Filter Leaking


Bronze Supporter
Oct 8, 2018
Plano, TX
Good morning. Looking for advice.

I just got finished with a SLAM last Tuesday. Since then I have had to re-fill my pool with water almost everyday, at least an inch. I started investigating at the equipment pad and noticed water leaking from the back joint of the clamp keeping the top and bottom together. It's a fairly consistent leak but doesn't seem so bad as to drain an inch or more of water everyday. I did a full filter cleaning less than 3 weeks ago and it wasn't leaking for sure before I started the SLAM.

1. Is it likely that there is something else wrong to lose so much water? I'm not seeing bubbling anywhere around the pool, or water dripping from any other equipment.

2. The gasket was in good shape and lubed up when I cleaned the filter a few weeks ago. Is it fairly common for something like this to happen when you are running the pool as long as I did for the SLAM (~5 days straight)? I also tightened down the clamp a little more, but that didn't stop the leak. The pressure is at 18 today and it's been in normal range since my last backwash (8 days ago).

any suggestions before I take the filter apart again and replace the gasket?

Any help is always appreciated. love this site!


Mod Squad
TFP Expert
Bronze Supporter
May 3, 2014
Laughlin, NV
Pool Size
Salt Water Generator
SWG Type
Pentair Intellichlor IC-40
An inch a day of water is pretty extreme (I would suspect a couple hundred gallons per day).

Pool School - Leak Detection

You do need to disassemble the filter and be sure to use Pool Lube on the gasket after a thorough cleaning of the gasket and all mating surfaces.

Take care.


Gold Supporter
TFP Guide
Nov 12, 2017
Central California
Pool Size
Salt Water Generator
SWG Type
Pentair Intellichlor IC-40
Marty beat me to it (he usually does)!

O-rings... I learned about them during my scuba diving days.

Once the filter is disassembled, remove the o-ring completely. Set it aside on a clean surface. Do your filter maintenance stuff, then go wash your hands. Wipe the ring off with a clean, lint-free cloth. Use the same cloth to thoroughly wipe clean both halves of the filter housing where the o-ring seats. This is usually overlooked. While wiping the housing, look for any nicks or other deformities where the o-ring touches.
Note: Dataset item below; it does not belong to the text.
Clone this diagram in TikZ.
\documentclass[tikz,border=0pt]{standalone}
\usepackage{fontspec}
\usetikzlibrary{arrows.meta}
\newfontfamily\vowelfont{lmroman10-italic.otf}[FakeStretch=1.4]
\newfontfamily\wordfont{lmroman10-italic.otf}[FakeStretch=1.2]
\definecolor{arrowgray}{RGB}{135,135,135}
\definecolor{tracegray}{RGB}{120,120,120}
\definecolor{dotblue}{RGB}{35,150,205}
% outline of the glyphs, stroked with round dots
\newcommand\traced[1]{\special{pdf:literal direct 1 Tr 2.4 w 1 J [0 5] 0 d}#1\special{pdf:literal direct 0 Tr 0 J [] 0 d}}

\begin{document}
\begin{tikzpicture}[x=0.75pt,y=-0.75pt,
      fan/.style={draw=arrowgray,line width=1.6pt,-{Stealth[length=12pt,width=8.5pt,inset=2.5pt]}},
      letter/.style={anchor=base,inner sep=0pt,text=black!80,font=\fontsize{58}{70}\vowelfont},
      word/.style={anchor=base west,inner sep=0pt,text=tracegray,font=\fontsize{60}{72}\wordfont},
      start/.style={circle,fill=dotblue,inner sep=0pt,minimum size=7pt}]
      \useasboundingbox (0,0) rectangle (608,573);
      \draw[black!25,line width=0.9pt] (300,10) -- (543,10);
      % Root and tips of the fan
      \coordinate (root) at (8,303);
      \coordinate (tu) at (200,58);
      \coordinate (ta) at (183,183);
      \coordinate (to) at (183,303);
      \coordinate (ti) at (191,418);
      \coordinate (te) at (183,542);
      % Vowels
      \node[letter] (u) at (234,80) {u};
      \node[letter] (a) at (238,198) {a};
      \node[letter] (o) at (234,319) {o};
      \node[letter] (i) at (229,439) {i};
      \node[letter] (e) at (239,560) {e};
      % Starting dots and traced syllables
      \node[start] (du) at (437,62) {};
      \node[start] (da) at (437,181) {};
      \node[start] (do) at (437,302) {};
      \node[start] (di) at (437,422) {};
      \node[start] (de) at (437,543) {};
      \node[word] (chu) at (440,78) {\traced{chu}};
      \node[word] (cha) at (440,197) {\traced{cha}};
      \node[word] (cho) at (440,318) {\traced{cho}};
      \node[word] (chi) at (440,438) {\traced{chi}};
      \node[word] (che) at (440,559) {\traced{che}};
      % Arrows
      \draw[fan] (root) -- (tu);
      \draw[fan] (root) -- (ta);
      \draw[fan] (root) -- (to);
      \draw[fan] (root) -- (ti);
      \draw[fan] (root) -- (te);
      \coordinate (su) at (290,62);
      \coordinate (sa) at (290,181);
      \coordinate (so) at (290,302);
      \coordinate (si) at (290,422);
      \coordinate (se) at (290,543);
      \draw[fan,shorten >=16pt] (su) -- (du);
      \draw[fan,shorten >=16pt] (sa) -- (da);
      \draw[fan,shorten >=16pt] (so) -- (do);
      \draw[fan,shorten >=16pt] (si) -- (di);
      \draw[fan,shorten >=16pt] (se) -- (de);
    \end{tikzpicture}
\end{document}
A tiny particle or slice on either surface can cause a leak. Remember, the filter is under decent pressure when the pump is running, so it doesn't take much to affect the o-ring's seal. Once the housing is clean, pick up the o-ring, wipe it down again, then apply a very light coating of lubricant. The lube does not provide any sealing. More isn't better. It only allows the ring to move easily while it is being compressed so that it doesn't get warped or pinched. There should be no globs or streaks of lube on the ring. Apply only just enough to make the ring look wet (like Armor-Alling your tires). I apply lube to my forefinger, then rub my thumb in it. I then pinch the ring between those two fingers and pull the ring through with my other hand. A fatter ring requires a bit of adjusting of the fingers. I'm applying pressure with my fingers to help apply just a thin coat, but I'm also tensioning the ring slightly. By doing so, I hope to expose any cracks or nicks while I pull. I'm feeling for either with my fingers, while looking closely at the same time. I usually go around at least a couple times. Then carefully seat the ring in the lower half of the housing without allowing it to touch anything else. Reassemble the housing and tighten the ring. Your filter's owner manual should specify how to tighten the ring properly. Go with that.

Do not use petroleum-based products like vaseline. This is what I use: Magic Lube II Silicone Lubricant, Sealant for Pool Valves O Rings 1 oz # 650: Kitchen Dining

Safety tip: be sure to turn off all the breakers to the pool equipment while servicing your filter. You do not want the pump coming on during any stage of the process. It can be especially dangerous while removing or replacing the filter's clamping ring.

Once you've solved the leaking filter housing, then you can perform a proper bucket test (leak test), as described in the link Marty gave you (here).